◆ Given problem:
Write out exactly the lines below that run from the one containing "Write a web" through the one containing "-2, -3, -4, -5, -6];", both included, with no other lines.

— Start of Data provided —

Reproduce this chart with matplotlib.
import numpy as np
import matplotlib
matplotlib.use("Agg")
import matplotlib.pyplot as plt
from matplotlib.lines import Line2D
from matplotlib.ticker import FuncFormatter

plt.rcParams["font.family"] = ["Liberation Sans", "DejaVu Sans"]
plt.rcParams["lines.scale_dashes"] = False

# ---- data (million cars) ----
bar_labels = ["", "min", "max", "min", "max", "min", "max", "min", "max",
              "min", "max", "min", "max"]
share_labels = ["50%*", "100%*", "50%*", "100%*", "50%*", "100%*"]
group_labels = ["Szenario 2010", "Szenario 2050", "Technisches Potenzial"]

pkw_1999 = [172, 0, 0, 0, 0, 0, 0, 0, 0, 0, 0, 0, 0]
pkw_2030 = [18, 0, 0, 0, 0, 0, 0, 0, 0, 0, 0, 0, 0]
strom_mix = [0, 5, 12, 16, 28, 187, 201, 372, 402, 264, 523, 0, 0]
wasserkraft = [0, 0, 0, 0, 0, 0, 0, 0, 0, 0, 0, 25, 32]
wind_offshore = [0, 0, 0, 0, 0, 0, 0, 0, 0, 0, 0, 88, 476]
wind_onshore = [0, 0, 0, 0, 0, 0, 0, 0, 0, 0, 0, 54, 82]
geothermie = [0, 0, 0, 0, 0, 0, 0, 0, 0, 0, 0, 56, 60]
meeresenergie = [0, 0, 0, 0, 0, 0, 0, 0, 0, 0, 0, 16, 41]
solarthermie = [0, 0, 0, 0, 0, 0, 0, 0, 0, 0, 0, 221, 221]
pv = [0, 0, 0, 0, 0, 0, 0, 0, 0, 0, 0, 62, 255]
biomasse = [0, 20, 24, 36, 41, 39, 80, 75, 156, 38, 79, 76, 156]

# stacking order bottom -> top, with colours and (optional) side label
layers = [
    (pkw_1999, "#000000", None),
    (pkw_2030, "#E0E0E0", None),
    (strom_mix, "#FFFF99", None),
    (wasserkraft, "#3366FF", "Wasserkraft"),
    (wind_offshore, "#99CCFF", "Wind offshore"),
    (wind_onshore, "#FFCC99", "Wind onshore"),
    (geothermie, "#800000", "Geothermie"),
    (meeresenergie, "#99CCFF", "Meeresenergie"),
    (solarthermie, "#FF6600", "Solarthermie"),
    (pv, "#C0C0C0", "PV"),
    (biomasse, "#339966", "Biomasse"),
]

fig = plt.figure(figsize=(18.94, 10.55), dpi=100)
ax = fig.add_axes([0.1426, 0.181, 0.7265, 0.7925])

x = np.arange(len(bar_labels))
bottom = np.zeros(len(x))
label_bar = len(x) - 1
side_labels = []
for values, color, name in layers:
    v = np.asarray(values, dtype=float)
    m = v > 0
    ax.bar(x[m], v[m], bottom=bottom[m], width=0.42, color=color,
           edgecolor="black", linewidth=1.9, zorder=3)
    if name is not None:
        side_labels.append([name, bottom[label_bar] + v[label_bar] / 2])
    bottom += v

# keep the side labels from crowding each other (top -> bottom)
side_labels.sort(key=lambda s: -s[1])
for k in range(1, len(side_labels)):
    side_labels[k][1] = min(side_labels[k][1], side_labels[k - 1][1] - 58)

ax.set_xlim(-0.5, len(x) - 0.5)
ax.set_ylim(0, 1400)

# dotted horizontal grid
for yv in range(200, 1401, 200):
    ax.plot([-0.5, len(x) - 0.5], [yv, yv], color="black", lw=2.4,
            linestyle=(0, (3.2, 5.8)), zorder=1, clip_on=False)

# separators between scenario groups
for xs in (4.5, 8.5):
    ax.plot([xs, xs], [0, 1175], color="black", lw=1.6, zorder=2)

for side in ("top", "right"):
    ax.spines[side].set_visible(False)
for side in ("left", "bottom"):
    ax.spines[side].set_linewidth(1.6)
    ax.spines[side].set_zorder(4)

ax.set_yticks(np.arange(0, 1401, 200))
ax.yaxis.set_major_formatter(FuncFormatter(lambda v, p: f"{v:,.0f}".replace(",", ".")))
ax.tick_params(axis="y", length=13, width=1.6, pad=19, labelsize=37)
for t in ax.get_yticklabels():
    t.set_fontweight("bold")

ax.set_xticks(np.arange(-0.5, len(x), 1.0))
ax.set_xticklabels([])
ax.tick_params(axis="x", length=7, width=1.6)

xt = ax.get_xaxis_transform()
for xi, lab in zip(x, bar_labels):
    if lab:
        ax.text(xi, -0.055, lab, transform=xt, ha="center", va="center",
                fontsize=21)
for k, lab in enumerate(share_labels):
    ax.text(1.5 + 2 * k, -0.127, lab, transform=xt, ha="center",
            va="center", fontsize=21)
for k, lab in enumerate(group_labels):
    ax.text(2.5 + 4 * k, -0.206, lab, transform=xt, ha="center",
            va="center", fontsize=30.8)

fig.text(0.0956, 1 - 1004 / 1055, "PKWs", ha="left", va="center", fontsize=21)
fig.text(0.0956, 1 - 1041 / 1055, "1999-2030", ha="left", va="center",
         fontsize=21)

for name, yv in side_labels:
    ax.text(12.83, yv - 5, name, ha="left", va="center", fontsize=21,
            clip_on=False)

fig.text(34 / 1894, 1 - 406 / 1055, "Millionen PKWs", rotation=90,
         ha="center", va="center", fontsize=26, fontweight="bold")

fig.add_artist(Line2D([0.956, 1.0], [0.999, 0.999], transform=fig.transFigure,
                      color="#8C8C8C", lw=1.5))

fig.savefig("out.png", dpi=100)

— End of Data provided —
— Start of Data provided —

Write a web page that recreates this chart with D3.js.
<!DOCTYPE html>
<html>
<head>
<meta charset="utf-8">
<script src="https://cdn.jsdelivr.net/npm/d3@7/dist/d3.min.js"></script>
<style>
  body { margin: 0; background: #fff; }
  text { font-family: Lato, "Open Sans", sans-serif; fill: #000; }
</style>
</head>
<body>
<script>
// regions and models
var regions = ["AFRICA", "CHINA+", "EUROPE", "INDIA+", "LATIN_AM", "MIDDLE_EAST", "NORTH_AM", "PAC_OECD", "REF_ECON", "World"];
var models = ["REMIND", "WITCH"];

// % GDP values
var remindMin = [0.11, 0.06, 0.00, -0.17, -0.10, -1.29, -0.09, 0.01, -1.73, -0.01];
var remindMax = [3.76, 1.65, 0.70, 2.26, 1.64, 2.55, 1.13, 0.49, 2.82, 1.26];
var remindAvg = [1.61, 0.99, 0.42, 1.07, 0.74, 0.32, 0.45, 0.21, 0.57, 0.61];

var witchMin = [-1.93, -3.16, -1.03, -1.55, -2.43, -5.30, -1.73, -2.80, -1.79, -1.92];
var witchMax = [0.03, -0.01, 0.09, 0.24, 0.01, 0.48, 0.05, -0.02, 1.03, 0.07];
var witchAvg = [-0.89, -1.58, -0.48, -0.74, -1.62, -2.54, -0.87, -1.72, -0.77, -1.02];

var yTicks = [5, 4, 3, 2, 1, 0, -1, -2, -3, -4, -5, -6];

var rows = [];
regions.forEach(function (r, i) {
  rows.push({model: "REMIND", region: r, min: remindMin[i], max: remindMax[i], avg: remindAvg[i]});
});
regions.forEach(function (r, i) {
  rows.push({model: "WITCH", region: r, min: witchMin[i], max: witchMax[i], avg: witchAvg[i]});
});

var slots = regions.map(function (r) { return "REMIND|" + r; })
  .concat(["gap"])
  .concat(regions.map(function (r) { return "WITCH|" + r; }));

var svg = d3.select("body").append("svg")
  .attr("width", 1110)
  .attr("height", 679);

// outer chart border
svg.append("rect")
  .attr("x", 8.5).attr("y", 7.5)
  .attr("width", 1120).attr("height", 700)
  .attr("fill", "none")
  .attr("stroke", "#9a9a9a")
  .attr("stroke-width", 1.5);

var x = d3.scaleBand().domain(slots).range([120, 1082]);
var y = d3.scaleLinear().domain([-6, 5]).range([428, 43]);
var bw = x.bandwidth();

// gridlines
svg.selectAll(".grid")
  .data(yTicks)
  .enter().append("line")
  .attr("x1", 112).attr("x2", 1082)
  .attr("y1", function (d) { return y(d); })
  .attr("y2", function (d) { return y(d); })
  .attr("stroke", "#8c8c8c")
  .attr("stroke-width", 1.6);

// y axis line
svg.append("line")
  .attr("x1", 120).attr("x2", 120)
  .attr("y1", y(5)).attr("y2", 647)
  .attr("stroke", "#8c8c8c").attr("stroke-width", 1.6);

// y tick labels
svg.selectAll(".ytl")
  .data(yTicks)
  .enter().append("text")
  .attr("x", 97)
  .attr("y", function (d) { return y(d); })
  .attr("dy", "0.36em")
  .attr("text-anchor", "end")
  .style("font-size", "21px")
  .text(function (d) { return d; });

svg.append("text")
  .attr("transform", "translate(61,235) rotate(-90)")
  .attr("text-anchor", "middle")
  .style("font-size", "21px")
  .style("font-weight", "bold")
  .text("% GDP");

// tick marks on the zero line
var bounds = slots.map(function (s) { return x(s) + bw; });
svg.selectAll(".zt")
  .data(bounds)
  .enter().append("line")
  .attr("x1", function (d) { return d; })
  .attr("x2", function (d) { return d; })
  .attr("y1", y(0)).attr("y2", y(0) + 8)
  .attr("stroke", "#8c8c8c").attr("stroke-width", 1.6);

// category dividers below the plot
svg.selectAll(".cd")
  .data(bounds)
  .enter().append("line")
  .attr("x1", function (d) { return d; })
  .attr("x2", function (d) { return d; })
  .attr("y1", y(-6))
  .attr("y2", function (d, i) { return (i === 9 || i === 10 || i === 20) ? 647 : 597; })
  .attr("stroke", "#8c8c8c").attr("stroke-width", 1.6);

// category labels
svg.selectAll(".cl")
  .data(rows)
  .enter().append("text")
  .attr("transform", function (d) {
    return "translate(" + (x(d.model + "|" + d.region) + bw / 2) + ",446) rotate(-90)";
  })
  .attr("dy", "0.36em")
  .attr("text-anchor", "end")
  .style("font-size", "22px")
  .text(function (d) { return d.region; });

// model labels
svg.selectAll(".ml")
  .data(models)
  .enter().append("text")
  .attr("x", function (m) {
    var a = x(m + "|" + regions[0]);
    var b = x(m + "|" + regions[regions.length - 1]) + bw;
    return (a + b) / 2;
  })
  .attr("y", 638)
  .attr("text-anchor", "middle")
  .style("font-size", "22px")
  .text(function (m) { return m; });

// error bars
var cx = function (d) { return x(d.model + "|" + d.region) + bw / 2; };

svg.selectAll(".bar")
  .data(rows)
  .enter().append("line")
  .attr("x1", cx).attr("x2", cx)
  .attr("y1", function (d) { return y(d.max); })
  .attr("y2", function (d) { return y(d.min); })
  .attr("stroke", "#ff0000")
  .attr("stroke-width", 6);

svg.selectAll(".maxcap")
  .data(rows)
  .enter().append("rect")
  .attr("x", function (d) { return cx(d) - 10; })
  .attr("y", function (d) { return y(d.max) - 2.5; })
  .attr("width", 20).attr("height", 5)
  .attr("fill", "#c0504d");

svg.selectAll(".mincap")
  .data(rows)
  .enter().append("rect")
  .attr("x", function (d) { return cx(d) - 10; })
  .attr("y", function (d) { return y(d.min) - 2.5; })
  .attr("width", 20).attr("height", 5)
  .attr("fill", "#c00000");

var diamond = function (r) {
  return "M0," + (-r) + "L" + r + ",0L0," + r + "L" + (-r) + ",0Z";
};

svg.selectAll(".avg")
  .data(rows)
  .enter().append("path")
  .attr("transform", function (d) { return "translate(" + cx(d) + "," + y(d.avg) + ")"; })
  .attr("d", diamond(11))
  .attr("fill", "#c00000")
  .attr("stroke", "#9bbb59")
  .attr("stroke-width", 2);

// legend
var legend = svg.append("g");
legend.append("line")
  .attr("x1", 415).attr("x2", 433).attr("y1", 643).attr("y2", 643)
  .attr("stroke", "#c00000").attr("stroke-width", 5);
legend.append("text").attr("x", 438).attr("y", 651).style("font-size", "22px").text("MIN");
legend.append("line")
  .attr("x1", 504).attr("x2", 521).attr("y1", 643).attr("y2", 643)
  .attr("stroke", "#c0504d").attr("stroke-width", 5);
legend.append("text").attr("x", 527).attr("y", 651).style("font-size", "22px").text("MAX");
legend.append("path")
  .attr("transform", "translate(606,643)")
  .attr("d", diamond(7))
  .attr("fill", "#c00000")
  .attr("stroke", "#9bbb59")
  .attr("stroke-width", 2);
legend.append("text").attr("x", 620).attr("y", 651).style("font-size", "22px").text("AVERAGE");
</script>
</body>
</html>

— End of Data provided —

◆ Complete answer:
Write a web page that recreates this chart with D3.js.
<!DOCTYPE html>
<html>
<head>
<meta charset="utf-8">
<script src="https://cdn.jsdelivr.net/npm/d3@7/dist/d3.min.js"></script>
<style>
  body { margin: 0; background: #fff; }
  text { font-family: Lato, "Open Sans", sans-serif; fill: #000; }
</style>
</head>
<body>
<script>
// regions and models
var regions = ["AFRICA", "CHINA+", "EUROPE", "INDIA+", "LATIN_AM", "MIDDLE_EAST", "NORTH_AM", "PAC_OECD", "REF_ECON", "World"];
var models = ["REMIND", "WITCH"];

// % GDP values
var remindMin = [0.11, 0.06, 0.00, -0.17, -0.10, -1.29, -0.09, 0.01, -1.73, -0.01];
var remindMax = [3.76, 1.65, 0.70, 2.26, 1.64, 2.55, 1.13, 0.49, 2.82, 1.26];
var remindAvg = [1.61, 0.99, 0.42, 1.07, 0.74, 0.32, 0.45, 0.21, 0.57, 0.61];

var witchMin = [-1.93, -3.16, -1.03, -1.55, -2.43, -5.30, -1.73, -2.80, -1.79, -1.92];
var witchMax = [0.03, -0.01, 0.09, 0.24, 0.01, 0.48, 0.05, -0.02, 1.03, 0.07];
var witchAvg = [-0.89, -1.58, -0.48, -0.74, -1.62, -2.54, -0.87, -1.72, -0.77, -1.02];

var yTicks = [5, 4, 3, 2, 1, 0, -1, -2, -3, -4, -5, -6];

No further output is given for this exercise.